Eastern review – Polish thriller makes a potent cocktail of tradition and modernity
Piotr Adamski's tightly wound cat and mouse drama balances a well-observed social conscience with a flair for surreal thrills
For a film that mostly traffics in some of the oldest tropes in fiction, from family blood feuds to tragic unavoidable fates to parents having to choose between their sons and daughters, one of the most impressive things about Piotr Adamski’s Eastern is how fresh it feels. It takes a morality play that would be right at home in a medieval or even ancient Greek theatre and, through its unflinching examination of male entitlement and the strangeness of gated communities, gives it a distinctly 2020 sheen.
Running at a slim 78 minutes, Eastern doesn’t bog itself down with exposition, but the skeleton of its plot revolves around a long-standing and deeply ritualistic conflict between two suburban families, the Kowalskis and the Novaks. They’re stuck in an eternal cycle of killing, each murder avenged by the next, all overseen by a strict honour code. We’re first introduced to this feud as teen girl Klara Kowalski (Paulina Krzyzanska) hunts down a Novak son in the woods, shooting him in the head and leaving his body for show.
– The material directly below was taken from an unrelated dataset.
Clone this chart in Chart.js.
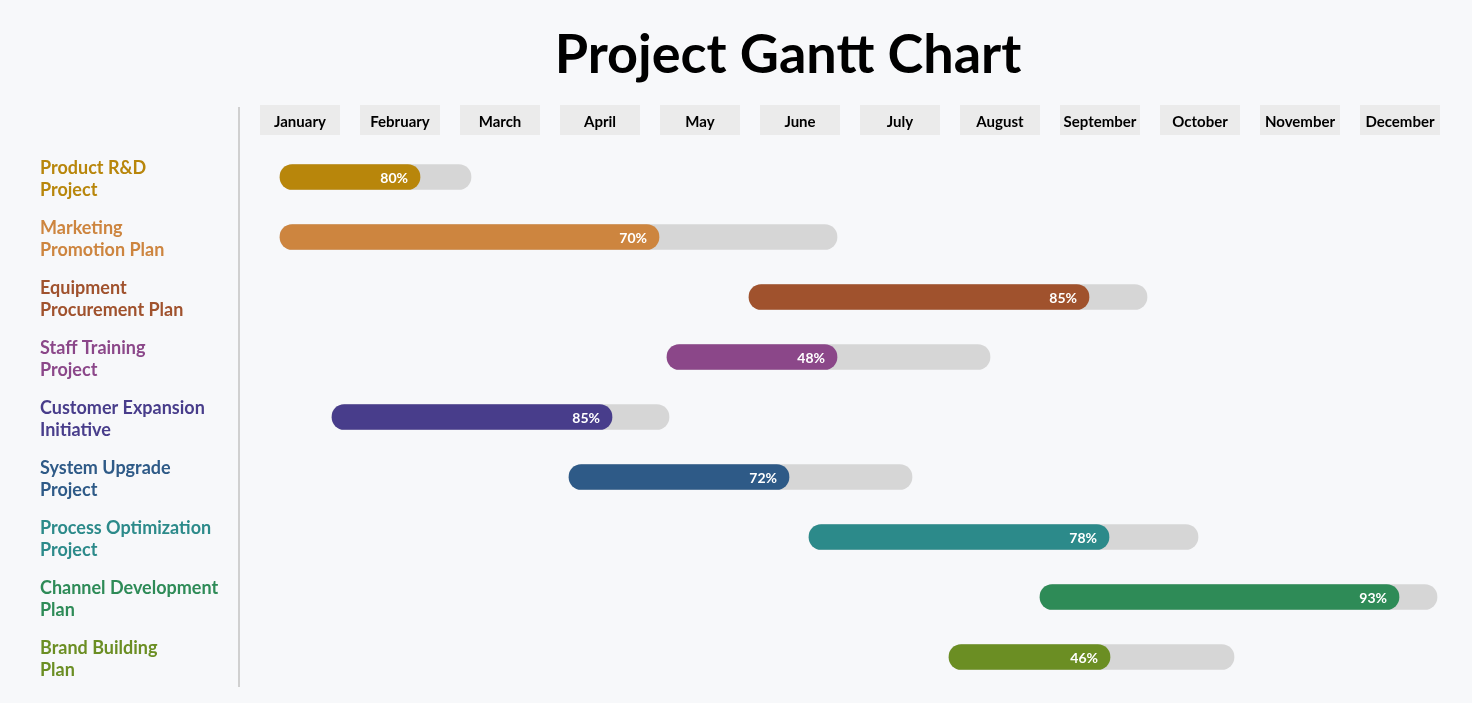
<!DOCTYPE html>
<html>
<head>
<meta charset="utf-8">
<title>Project Gantt Chart</title>
<script src="https://cdn.jsdelivr.net/npm/chart.js@4.4.1/dist/chart.umd.min.js"></script>
<style>
	body { margin: 0; background: #F7F8FA; }
	canvas { display: block; }
</style>
</head>
<body>
<canvas id="myChart" width="1472" height="703"></canvas>
<script>
// Global variables (values are in months, 0 = start of January)
let months = ["January", "February", "March", "April", "May", "June", "July", "August", "September", "October", "November", "December"];
let tasks = [
	["Product R&D", "Project"],
	["Marketing", "Promotion Plan"],
	["Equipment", "Procurement Plan"],
	["Staff Training", "Project"],
	["Customer Expansion", "Initiative"],
	["System Upgrade", "Project"],
	["Process Optimization", "Project"],
	["Channel Development", "Plan"],
	["Brand Building", "Plan"]
];
let startMonth = [0.30, 0.30, 4.99, 4.17, 0.82, 3.19, 5.59, 7.90, 6.99];
let endMonth = [2.21, 5.87, 8.97, 7.40, 4.19, 6.62, 9.48, 11.87, 9.84];
let doneMonth = [1.70, 4.09, 8.39, 5.87, 3.62, 5.39, 8.59, 11.49, 8.60];
let progress = [80, 70, 85, 48, 85, 72, 78, 93, 46];
let colors = ["#B8860B", "#CD853F", "#A0522D", "#8B4789", "#483D8B", "#2E5A87", "#2C8A8A", "#2E8B57", "#6B8E23"];

let fontName = "Lato, 'Noto Sans', sans-serif";

// This plugin draws the title, the month boxes and the separator line
const backgroundPlugin = {
	id: "ganttBackground",
	beforeDraw(chart) {
		let ctx = chart.ctx;
		let xScale = chart.scales.x;
		ctx.save();
		ctx.fillStyle = "#F7F8FA";
		ctx.fillRect(0, 0, chart.width, chart.height);

		ctx.fillStyle = "#000000";
		ctx.font = "bold 54px " + fontName;
		ctx.textAlign = "center";
		ctx.textBaseline = "alphabetic";
		ctx.fillText("Project Gantt Chart", 788, 73);

		ctx.fillStyle = "#EBEBEB";
		months.forEach((m, i) => {
			let left = xScale.getPixelForValue(i + 0.1);
			let right = xScale.getPixelForValue(i + 0.9);
			ctx.fillRect(left, 105, right - left, 30);
		});

		ctx.strokeStyle = "#D0D0D0";
		ctx.lineWidth = 2;
		ctx.beginPath();
		ctx.moveTo(239, 107);
		ctx.lineTo(239, chart.chartArea.bottom);
		ctx.stroke();
		ctx.restore();
	}
};

// This plugin writes the percentage inside each progress bar
const percentPlugin = {
	id: "percentLabels",
	afterDatasetsDraw(chart) {
		let ctx = chart.ctx;
		let meta = chart.getDatasetMeta(1);
		ctx.save();
		ctx.fillStyle = "#FFFFFF";
		ctx.font = "bold 14px " + fontName;
		ctx.textAlign = "right";
		ctx.textBaseline = "middle";
		meta.data.forEach((bar, i) => {
			let right = Math.max(bar.x, bar.base);
			ctx.fillText(progress[i] + "%", right - 12, bar.y + 1);
		});
		ctx.restore();
	}
};

const dataChart = {
	labels: tasks,
	datasets: [
		{
			label: "Duration",
			data: tasks.map((t, i) => [startMonth[i], endMonth[i]]),
			backgroundColor: "#D6D6D6",
			borderRadius: 13,
			borderSkipped: false,
			barThickness: 25,
			grouped: false,
			order: 2
		},
		{
			label: "Progress",
			data: tasks.map((t, i) => [startMonth[i], doneMonth[i]]),
			backgroundColor: colors,
			borderRadius: 13,
			borderSkipped: false,
			barThickness: 25,
			grouped: false,
			order: 1
		}
	]
};

const config = {
	type: "bar",
	data: dataChart,
	options: {
		indexAxis: "y",
		responsive: false,
		animation: false,
		layout: { padding: { left: 40, right: 22, top: 105, bottom: 16 } },
		plugins: {
			legend: { display: false },
			tooltip: { enabled: false },
			title: { display: false }
		},
		scales: {
			x: {
				position: "top",
				min: -0.1,
				max: 12,
				grid: { display: false, drawTicks: false },
				border: { display: false },
				afterBuildTicks: (scale) => {
					scale.ticks = months.map((m, i) => ({ value: i + 0.5 }));
				},
				afterFit: (scale) => { scale.height = 42; },
				ticks: {
					autoSkip: false,
					maxRotation: 0,
					padding: 16,
					color: "#000000",
					font: { family: fontName, size: 15, weight: "bold" },
					callback: (value, index) => months[index]
				}
			},
			y: {
				grid: { display: false, drawTicks: false },
				border: { display: false },
				afterFit: (scale) => {
					scale.width = 200;
					scale.paddingTop = 0;
					scale.paddingBottom = 0;
				},
				ticks: {
					autoSkip: false,
					crossAlign: "far",
					labelOffset: 2,
					color: colors,
					font: { family: fontName, size: 18, weight: "bold", lineHeight: 1.22 }
				}
			}
		}
	},
	plugins: [backgroundPlugin, percentPlugin]
};

let myChart = new Chart(document.getElementById("myChart"), config);
</script>
</body>
</html>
From there, Novak daughter Ewa (Maja Pankiewicz) is assigned to retaliate against Klara, and the chase is on. Though there are some thrilling set-pieces, this hunt is hardly all-action, the girls stalking each other through town in a careful, considered manner. With its deadpan approach to very high stakes, Eastern is often reminiscent of the works of Yorgos Lanthimos, especially Dogtooth and The Killing of a Sacred Deer, creating an uneasy atmosphere that draws you in ever deeper.
There are touches of the surreal, too, from the relatively subtle (plates of cigarettes being passed around at a funeral) to the wildly outlandish (a shootout in the middle of a zoo), and the effect is a kind of woozy unpredictability that lends Eastern a power to surprise without ever pulling you out of its world. It helps that the toxic masculinity that fuels of a lot of the plot is so well-observed and grounded. The Novak father doesn’t hesitate to risk his daughter’s life to avenge his son’s (while taking a back seat himself), and spurned men throughout the film repeatedly attempt to come back to haunt Klara and Ewa.
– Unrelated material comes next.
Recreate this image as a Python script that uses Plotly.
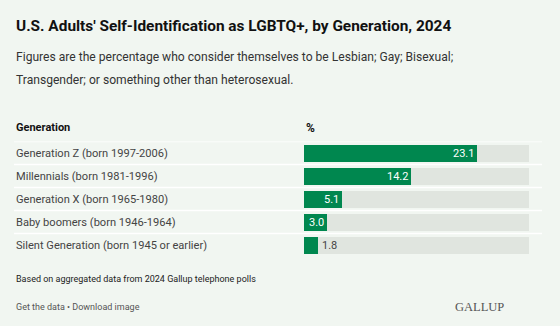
import plotly.graph_objects as go

categories = [
    "Generation Z (born 1997-2006)",
    "Millennials (born 1981-1996)",
    "Generation X (born 1965-1980)",
    "Baby boomers (born 1946-1964)",
    "Silent Generation (born 1945 or earlier)",
]
values = [23.1, 14.2, 5.1, 3.0, 1.8]
track_max = 30

W, H = 560, 326
BG = "#f1f6f1"
GREEN = "#00874f"
TRACK = "#e0e5df"
FONT = "Roboto"

def py(p):
    return 1 - p / H

def px(p):
    return p / W

ys = list(range(len(categories)))

fig = go.Figure()
fig.add_trace(go.Bar(
    x=[track_max] * len(values), y=ys, orientation="h",
    marker=dict(color=TRACK, line=dict(width=0)), width=0.7,
    hoverinfo="skip", showlegend=False,
))
fig.add_trace(go.Bar(
    x=values, y=ys, orientation="h",
    marker=dict(color=GREEN, line=dict(width=0)), width=0.7,
    showlegend=False,
))

annotations = []
for i, (c, v) in enumerate(zip(categories, values)):
    annotations.append(dict(
        x=px(14), xref="paper", y=i, yref="y", text=c, showarrow=False,
        xanchor="left", yanchor="middle",
        font=dict(family=FONT, size=11.1, color="#444444"),
    ))
    inside = v >= 2.5
    annotations.append(dict(
        x=v, xref="x", y=i, yref="y", text=f"{v:.1f}", showarrow=False,
        xanchor="right" if inside else "left", xshift=-1 if inside else 2,
        yanchor="middle",
        font=dict(family=FONT, size=11, color="#ffffff" if inside else "#444444"),
    ))

texts = [
    ("<b>U.S. Adults' Self-Identification as LGBTQ+, by Generation, 2024</b>", 14, 26.5, 15.4, "#111111", "left", FONT),
    ("Figures are the percentage who consider themselves to be Lesbian; Gay; Bisexual;", 14, 57.5, 12.1, "#333333", "left", FONT),
    ("Transgender; or something other than heterosexual.", 14, 80, 12.1, "#333333", "left", FONT),
    ("<b>Generation</b>", 14, 127.5, 11, "#111111", "left", FONT),
    ("<b>%</b>", 304, 127.5, 12, "#111111", "left", FONT),
    ("Based on aggregated data from 2024 Gallup telephone polls", 14, 278.5, 9, "#222222", "left", FONT),
    ("Get the data • Download image", 14, 306.5, 9, "#555555", "left", FONT),
    ("GALLUP", 506, 306.5, 12.5, "#555555", "right", "Liberation Serif"),
]
for t, x, y, s, col, anc, fam in texts:
    annotations.append(dict(
        x=px(x), xref="paper", y=py(y), yref="paper", text=t, showarrow=False,
        xanchor=anc, yanchor="middle",
        font=dict(family=fam, size=s, color=col),
    ))

shapes = []
for i in range(len(categories)):
    shapes.append(dict(
        type="line", xref="paper", yref="y",
        x0=px(14), x1=px(542), y0=i - 0.5, y1=i - 0.5,
        line=dict(color="#ffffff", width=1.5), layer="above",
    ))

top, bottom = 141.5, 141.5 + 23 * len(categories)
fig.update_layout(
    width=W, height=H,
    margin=dict(l=0, r=0, t=0, b=0),
    paper_bgcolor=BG, plot_bgcolor=BG,
    barmode="overlay", bargap=0,
    xaxis=dict(domain=[px(304), px(529)], range=[0, track_max],
               showgrid=False, zeroline=False, showticklabels=False, fixedrange=True),
    yaxis=dict(domain=[py(bottom), py(top)], range=[len(categories) - 0.5, -0.5],
               showgrid=False, zeroline=False, showticklabels=False, fixedrange=True),
    annotations=annotations, shapes=shapes,
    font=dict(family=FONT),
)

fig.write_html("out.html")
The birth of a son is celebrated by a car full of men driving around firing machine guns, and there’s an unshakeable American-ness to proceedings as bullets whizz over perfectly groomed lawns. Adamski adds to this feeling with a Morricone-esque soundtrack that puts you in mind of a western gunslinger’s trek through the Mexican desert, which helps to explain the otherwise rather unintuitive title.
The bruised pride and patriarchal honour system at the heart of Eastern is shown as a symptom of both unchallenged casual misogyny and the stifling boredom of suburbia, creating a potent and poisonous cocktail that results in “civilised” people going murderously mad. Adamski holds up a mirror to Polish modernity and finds an ugly reflection that, for all its absurdity, rings true in a frightening manner, yet never forgets to balance this social commentary with a fantastically exciting cat and mouse thriller.
Eastern is now streaming on Curzon Home Cinema.